List each line of the data that holds the string "with".

_ _ _ _ _ _ _

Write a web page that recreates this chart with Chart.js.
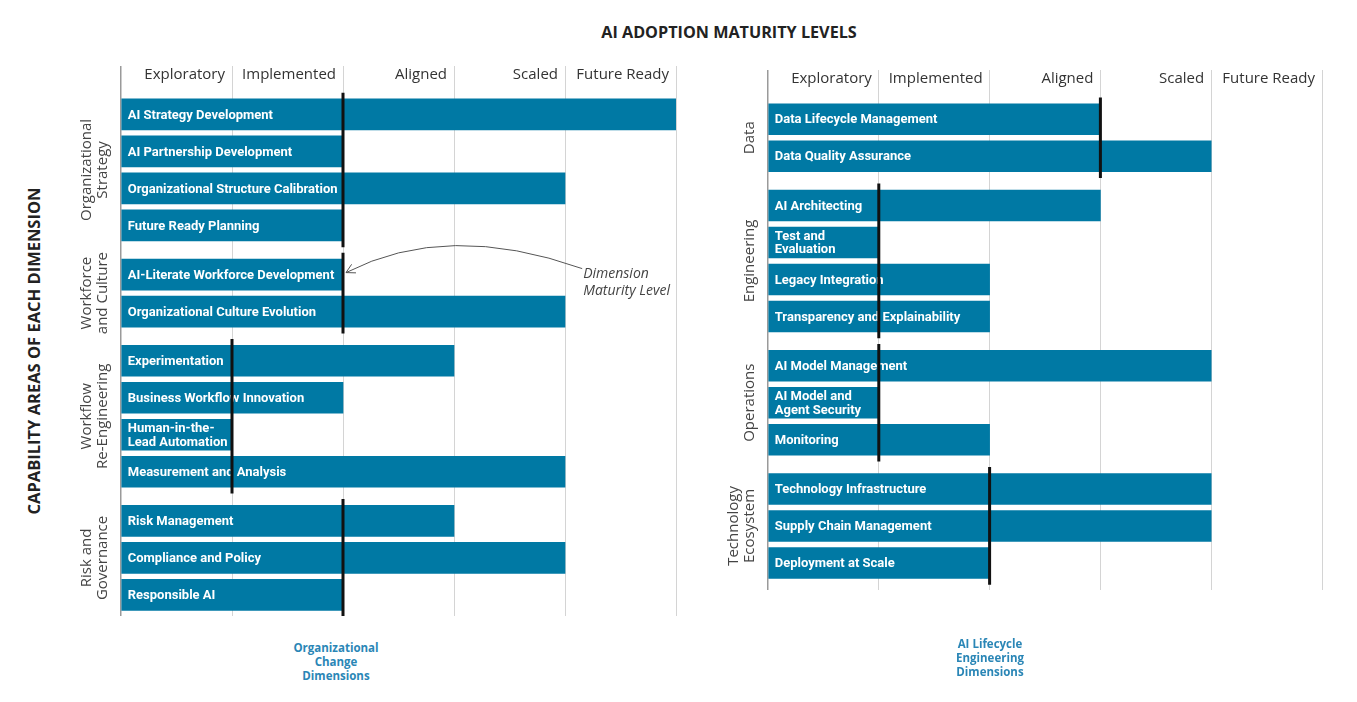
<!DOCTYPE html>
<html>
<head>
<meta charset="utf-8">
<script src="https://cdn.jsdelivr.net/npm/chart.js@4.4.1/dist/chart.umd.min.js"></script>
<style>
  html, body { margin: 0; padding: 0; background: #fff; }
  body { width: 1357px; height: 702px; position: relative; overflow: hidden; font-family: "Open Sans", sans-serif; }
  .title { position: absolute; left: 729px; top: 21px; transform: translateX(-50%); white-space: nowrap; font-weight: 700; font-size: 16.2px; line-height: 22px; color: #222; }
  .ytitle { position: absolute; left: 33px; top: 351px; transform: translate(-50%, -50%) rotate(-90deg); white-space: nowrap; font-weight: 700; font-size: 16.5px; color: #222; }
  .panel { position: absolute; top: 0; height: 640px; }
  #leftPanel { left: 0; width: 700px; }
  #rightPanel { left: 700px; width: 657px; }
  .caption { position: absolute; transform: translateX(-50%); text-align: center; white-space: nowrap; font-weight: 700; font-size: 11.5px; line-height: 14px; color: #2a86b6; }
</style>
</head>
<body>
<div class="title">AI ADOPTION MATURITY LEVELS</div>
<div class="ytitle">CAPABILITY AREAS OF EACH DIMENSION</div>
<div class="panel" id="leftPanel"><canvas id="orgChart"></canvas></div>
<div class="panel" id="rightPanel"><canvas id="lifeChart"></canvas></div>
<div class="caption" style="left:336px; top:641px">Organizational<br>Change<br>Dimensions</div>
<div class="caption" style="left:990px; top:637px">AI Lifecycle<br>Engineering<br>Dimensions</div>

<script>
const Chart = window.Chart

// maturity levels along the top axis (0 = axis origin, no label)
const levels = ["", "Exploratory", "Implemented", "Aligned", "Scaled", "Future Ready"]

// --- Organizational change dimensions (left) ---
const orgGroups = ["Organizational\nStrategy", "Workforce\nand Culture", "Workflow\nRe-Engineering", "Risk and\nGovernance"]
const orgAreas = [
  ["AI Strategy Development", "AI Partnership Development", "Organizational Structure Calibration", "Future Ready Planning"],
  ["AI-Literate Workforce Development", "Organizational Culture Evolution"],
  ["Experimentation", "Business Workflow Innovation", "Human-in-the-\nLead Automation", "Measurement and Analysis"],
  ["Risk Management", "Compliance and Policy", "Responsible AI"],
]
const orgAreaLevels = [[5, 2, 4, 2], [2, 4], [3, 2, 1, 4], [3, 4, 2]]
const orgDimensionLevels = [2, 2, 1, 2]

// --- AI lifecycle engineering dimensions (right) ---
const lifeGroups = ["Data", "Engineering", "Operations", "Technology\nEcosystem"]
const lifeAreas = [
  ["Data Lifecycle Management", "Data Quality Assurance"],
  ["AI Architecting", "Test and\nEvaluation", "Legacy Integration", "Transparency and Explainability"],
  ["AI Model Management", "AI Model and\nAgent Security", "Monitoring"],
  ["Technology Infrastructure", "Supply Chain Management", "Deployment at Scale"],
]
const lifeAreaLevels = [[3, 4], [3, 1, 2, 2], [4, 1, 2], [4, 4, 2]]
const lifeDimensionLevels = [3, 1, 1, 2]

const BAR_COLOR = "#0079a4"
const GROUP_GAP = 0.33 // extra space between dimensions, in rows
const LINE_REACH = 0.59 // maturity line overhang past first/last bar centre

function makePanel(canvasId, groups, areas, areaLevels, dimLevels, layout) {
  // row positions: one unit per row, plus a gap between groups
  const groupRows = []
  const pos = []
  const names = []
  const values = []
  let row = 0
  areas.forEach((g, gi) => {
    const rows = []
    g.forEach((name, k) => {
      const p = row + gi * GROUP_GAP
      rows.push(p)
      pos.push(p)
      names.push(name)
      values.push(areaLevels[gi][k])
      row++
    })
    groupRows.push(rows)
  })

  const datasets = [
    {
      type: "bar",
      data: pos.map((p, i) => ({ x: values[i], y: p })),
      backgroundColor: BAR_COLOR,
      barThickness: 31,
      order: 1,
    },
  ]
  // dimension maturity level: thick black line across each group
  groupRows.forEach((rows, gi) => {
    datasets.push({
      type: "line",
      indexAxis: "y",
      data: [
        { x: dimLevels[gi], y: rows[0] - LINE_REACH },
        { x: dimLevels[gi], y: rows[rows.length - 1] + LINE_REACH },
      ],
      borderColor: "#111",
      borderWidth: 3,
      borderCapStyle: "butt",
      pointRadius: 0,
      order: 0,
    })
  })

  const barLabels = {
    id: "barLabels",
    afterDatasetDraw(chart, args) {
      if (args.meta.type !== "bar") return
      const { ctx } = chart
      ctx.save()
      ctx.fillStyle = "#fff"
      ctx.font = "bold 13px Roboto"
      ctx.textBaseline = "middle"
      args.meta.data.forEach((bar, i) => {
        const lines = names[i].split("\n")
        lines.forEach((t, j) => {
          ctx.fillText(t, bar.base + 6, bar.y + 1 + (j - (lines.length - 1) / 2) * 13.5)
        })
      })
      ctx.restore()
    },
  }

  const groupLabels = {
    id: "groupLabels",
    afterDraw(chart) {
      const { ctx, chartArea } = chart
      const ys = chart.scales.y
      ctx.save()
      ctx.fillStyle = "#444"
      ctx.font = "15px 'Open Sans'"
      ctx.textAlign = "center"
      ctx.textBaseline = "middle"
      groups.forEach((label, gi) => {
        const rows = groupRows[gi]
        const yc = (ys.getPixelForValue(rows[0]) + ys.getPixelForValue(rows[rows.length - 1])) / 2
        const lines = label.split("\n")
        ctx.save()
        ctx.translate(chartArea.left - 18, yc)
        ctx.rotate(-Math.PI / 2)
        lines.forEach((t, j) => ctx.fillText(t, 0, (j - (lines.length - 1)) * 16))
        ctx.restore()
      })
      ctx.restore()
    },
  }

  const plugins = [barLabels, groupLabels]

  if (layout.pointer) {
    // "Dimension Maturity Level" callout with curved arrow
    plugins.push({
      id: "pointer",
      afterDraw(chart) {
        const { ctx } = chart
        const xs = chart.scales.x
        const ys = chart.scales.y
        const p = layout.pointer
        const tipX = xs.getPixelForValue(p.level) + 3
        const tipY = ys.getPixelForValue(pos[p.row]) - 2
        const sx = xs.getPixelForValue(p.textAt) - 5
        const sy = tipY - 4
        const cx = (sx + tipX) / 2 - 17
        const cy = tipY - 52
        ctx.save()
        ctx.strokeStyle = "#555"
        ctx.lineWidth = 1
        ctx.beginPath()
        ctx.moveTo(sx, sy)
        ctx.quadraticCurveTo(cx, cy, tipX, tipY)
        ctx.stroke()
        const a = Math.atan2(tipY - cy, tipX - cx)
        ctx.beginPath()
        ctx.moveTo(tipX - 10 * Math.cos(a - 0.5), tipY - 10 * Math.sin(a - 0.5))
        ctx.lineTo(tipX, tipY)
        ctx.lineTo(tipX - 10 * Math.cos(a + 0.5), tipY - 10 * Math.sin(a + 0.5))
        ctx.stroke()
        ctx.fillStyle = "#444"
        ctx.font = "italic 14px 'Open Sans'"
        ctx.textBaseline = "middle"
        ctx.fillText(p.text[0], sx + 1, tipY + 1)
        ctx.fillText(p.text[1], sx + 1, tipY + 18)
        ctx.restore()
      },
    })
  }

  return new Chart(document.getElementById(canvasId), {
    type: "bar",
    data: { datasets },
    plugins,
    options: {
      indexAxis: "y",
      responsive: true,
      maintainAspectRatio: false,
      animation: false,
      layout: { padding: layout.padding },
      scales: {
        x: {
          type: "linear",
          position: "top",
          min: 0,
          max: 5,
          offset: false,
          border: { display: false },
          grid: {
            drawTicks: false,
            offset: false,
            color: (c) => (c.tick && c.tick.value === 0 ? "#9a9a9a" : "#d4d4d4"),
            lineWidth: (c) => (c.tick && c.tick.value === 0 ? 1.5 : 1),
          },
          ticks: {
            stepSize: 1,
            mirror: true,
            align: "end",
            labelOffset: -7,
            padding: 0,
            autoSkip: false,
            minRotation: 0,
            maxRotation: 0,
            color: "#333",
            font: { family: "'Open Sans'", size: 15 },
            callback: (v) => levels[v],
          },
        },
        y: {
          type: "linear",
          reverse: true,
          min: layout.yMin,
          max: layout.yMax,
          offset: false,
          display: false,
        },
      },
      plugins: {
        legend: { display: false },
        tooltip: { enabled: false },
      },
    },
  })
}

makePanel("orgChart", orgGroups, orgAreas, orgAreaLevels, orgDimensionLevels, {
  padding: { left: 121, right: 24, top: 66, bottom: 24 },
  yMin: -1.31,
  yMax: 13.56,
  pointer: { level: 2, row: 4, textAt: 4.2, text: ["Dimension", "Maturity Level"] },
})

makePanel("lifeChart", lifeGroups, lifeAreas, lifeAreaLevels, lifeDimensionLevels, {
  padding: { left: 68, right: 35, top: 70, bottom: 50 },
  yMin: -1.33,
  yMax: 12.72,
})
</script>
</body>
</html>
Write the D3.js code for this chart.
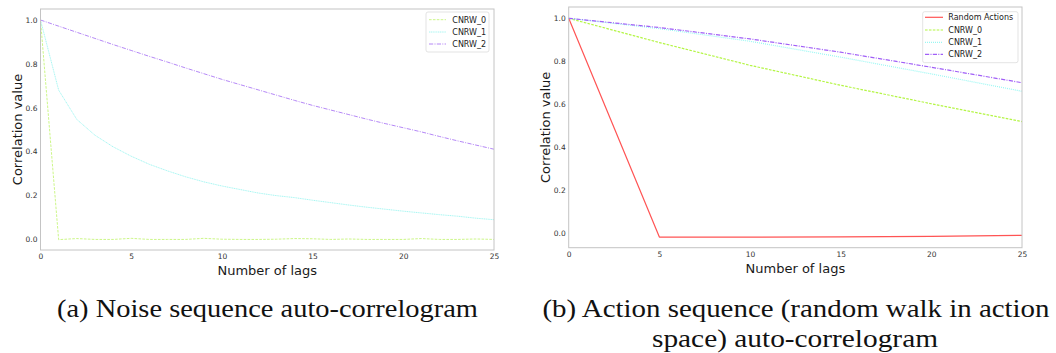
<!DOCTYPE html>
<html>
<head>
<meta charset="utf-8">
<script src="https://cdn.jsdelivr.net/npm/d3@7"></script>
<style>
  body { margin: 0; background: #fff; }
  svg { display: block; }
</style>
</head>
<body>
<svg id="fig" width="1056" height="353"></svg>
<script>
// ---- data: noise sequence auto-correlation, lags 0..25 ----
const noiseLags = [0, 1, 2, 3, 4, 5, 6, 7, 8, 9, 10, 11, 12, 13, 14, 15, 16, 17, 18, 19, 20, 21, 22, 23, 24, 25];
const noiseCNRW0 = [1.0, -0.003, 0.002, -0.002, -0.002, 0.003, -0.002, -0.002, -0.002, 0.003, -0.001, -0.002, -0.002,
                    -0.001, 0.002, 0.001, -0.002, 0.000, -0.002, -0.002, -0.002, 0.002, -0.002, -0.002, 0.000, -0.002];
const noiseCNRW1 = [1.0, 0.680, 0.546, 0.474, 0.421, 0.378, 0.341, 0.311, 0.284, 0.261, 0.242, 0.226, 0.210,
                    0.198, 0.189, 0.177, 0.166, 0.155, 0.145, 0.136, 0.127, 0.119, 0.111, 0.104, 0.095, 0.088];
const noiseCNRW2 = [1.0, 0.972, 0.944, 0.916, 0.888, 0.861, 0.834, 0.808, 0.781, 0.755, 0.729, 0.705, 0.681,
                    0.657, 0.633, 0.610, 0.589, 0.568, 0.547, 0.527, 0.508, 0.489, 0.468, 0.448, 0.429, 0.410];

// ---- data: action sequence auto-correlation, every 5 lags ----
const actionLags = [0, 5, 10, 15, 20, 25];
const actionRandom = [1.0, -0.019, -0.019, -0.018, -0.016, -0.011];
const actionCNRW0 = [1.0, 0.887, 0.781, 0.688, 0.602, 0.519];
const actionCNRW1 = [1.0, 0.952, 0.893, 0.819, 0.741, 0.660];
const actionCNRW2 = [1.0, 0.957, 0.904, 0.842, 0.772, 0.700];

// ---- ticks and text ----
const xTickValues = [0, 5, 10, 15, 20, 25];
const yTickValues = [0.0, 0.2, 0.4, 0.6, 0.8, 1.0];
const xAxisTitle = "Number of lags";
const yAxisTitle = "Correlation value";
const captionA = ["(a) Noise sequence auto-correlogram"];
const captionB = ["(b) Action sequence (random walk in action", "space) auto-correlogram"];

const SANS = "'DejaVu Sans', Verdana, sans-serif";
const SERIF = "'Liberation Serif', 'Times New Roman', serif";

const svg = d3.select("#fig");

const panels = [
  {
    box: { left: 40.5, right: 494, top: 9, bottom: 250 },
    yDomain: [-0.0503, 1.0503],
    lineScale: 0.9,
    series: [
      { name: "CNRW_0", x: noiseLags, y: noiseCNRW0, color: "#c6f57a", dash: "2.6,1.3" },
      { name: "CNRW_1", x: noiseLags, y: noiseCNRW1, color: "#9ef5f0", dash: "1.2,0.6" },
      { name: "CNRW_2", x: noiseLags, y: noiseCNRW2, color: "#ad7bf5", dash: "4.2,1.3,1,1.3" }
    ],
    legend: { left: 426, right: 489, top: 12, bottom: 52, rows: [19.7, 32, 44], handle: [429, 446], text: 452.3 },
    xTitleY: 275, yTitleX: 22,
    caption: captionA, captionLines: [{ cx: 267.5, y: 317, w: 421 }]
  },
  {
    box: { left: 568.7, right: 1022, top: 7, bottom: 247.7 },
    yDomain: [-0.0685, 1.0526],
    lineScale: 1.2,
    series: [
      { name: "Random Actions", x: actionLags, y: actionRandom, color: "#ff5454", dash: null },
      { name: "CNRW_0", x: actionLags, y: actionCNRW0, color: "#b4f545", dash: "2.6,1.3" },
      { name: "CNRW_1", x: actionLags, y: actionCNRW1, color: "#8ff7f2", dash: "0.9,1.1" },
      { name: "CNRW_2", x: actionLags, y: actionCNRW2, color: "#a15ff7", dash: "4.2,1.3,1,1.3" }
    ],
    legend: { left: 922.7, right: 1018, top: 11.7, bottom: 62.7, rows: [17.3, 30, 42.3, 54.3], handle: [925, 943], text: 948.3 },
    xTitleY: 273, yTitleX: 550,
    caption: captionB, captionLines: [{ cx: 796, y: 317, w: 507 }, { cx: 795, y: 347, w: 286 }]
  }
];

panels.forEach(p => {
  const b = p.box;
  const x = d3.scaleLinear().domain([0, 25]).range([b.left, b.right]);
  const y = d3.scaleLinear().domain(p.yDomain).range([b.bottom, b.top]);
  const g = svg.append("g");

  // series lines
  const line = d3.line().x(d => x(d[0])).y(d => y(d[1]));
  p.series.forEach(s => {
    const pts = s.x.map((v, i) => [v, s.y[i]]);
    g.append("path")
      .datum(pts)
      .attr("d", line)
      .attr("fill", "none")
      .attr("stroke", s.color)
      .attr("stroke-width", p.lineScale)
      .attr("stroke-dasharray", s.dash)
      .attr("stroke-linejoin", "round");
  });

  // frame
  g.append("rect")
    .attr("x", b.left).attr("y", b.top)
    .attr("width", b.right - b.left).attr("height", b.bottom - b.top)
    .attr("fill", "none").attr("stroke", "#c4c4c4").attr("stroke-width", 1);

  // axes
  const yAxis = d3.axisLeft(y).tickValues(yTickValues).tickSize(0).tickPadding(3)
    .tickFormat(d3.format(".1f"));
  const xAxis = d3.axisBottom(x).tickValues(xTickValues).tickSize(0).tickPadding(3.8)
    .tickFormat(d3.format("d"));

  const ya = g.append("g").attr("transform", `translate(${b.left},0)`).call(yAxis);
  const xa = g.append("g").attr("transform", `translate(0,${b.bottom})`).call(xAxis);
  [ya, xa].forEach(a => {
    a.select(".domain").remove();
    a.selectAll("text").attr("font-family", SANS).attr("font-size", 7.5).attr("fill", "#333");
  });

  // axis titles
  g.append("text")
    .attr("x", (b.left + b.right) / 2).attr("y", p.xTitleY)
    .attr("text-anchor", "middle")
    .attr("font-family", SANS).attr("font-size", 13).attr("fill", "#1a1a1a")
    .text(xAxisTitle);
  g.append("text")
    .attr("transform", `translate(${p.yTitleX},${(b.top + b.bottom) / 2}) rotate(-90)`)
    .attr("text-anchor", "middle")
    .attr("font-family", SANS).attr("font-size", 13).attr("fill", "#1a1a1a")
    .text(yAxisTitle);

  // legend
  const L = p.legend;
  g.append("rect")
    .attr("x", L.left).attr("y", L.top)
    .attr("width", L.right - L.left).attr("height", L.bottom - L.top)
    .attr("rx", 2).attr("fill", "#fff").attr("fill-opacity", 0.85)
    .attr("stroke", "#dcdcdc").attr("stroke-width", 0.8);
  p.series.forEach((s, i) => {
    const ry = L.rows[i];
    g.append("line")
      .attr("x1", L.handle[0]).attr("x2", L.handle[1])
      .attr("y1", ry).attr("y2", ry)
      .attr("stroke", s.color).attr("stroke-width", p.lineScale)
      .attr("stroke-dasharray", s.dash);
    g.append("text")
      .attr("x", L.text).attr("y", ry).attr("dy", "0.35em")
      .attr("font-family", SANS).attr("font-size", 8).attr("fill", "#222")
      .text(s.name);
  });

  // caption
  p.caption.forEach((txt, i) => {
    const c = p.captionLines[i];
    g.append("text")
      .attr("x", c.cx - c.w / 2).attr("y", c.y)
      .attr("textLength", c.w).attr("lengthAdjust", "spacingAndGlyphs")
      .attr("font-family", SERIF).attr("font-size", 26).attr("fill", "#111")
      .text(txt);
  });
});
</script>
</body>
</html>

_ _ _ _ _ _ _

Output below ->
Write a web page that recreates this chart with Chart.js.
    // "Dimension Maturity Level" callout with curved arrow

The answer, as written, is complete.